I am thankful to be taking this class now and not when I was more naive. I can take what the professors tell me with a grain of salt and filter the information - Give me theories and I'll apply them as I see them applicable to the "real" world-.

That whole concept of professors being larger than life and godlike figures is no longer in me. They are human beings that have a profession and know more than I do about their specialty, not necessarily about life.

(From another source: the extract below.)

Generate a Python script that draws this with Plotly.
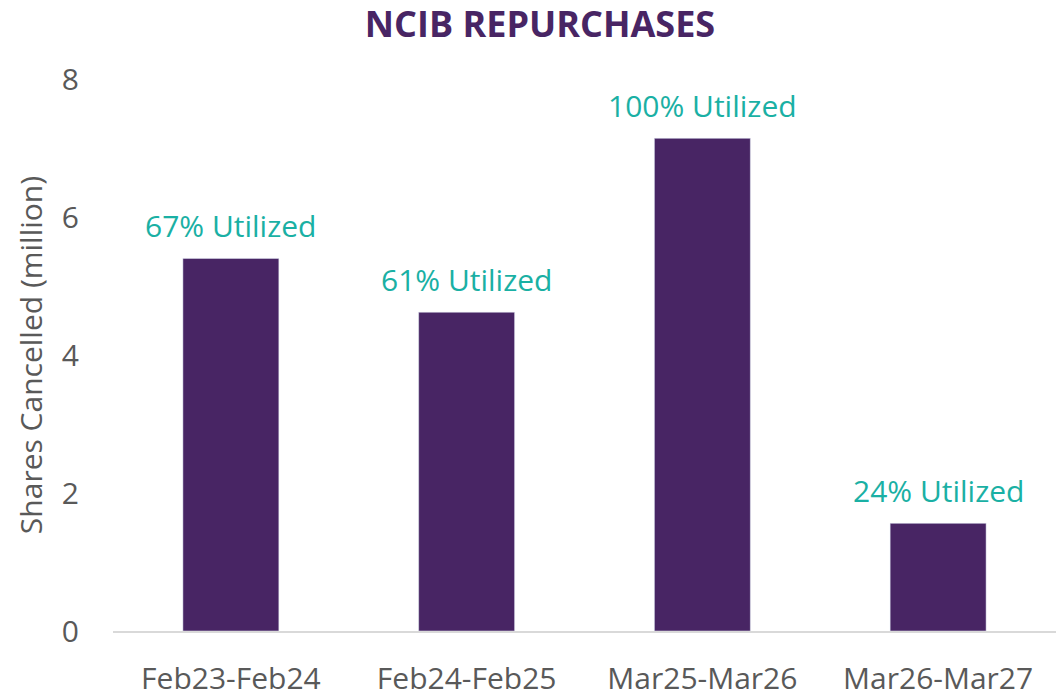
import plotly.graph_objects as go

# --- chart data ---
periods = ["Feb23-Feb24", "Feb24-Feb25", "Mar25-Mar26", "Mar26-Mar27"]
shares_cancelled = [5.40, 4.62, 7.14, 1.56]
utilization = ["67% Utilized", "61% Utilized", "100% Utilized", "24% Utilized"]
y_ticks = [0, 2, 4, 6, 8]

PURPLE = "#482564"
TEAL = "#1AB0A4"
GREY_TEXT = "#595959"
FONT = "Open Sans, Noto Sans, sans-serif"

fig = go.Figure(
    go.Bar(
        x = periods,
        y = shares_cancelled,
        marker = {"color": PURPLE},
        hoverinfo = "x+y",
    )
)

# utilization labels sit a little higher above the bars than plotly's outside text
for period, value, label in zip(periods, shares_cancelled, utilization):
    fig.add_annotation(
        x = period,
        y = value,
        text = label,
        showarrow = False,
        yanchor = "bottom",
        yshift = 10,
        font = {"color": TEAL, "size": 30, "family": FONT},
    )

fig.update_layout(
    width = 1056,
    height = 694,
    margin = {"l": 113, "r": 0, "t": 79, "b": 63},
    paper_bgcolor = "white",
    plot_bgcolor = "white",
    bargap = 0.593,
    showlegend = False,
    font = {"family": FONT, "color": GREY_TEXT},
    title = {
        "text": "<b>NCIB REPURCHASES</b>",
        "x": 540 / 1056,
        "xanchor": "center",
        "y": 1 - 24 / 694,
        "yanchor": "middle",
        "font": {"size": 36, "color": PURPLE, "family": FONT},
    },
)

fig.update_xaxes(
    automargin = False,
    showline = True,
    linecolor = "#D9D9D9",
    linewidth = 2,
    ticks = "",
    tickfont = {"size": 30, "color": GREY_TEXT},
    ticklabelstandoff = 20,
    showgrid = False,
)

fig.update_yaxes(
    range = [0, 8],
    tickvals = y_ticks,
    showgrid = False,
    zeroline = False,
    showline = False,
    tickfont = {"size": 30, "color": GREY_TEXT},
    ticklabelstandoff = 33,
    title = {"text": "Shares Cancelled (million)", "font": {"size": 30, "color": GREY_TEXT}, "standoff": 10},
)

# drop the browser's default body margin so the figure fills the window exactly
fig.write_html(
    "out.html",
    config = {"displayModeBar": False},
    post_script = "document.body.style.margin = '0';",
)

It is somewhat sad though to loose that naivete, we end up having fewer role-models and become a lot more picky about who they are. Maturity comes with age, but so does skepticism. Hopefully being open-minded is also a byproduct of the process...

Friday, October 06, 2006


How do you like the new home? not too shabby if I may say so myself...

Monday, October 02, 2006

One thing or another

Since the summer is gone and soon the drop of temperature will once again be perceived by yours truly as a very personal confrontation, I decided that it was time to hit the garden and harvest all the herbs that were planted. Branches from the thyme, lemon thyme, sage, rosemary (ahhh), tarragon and oregano were trimmed down and brought to the house.
Not knowing exactly what to do with the tons that I cut I gave some away, put some in ice tray cubes for future use, and intend on making some kind of pastes, although I'm not sure how to, so if you have any ideas shoot them this way.
Anyway, as I was cleaning them I became intoxicated by the smells, and of course right at that moment of olfactory nirvana I remembered that I have a test this coming Saturday... talk about a let down.
The class mainly concentrates on psychology and all that comes with it. Don't get me wrong, I respect all sciences, but sometimes psychologists seem like, well, they want to make too much out of things. If a diaper is too tight, is it really that the parent is showing some kind of repressed frustration? how about it's the first time they changed a diaper and had no idea how to do it. Trying to find too many hidden meanings can sometimes be a bit much, at least to my eyes. We (and I include myself) end up wondering why that kid in the subway was picking his nose: he's lacking something? he saw it at home? not enough structure has been imparted? maybe he just has a big snot that is bugging the hell out of him!
There are many instances where some behaviors are reflecting something deeper, but we should admit that sometimes it's just what it seems... wasn't it Freud that said "sometimes a cigar is just a cigar"?
The smells are wearing down, the hype of herb-picking wearing thin, I'm off to my notes and readings to try and make some sense of this class... and not read anything into it.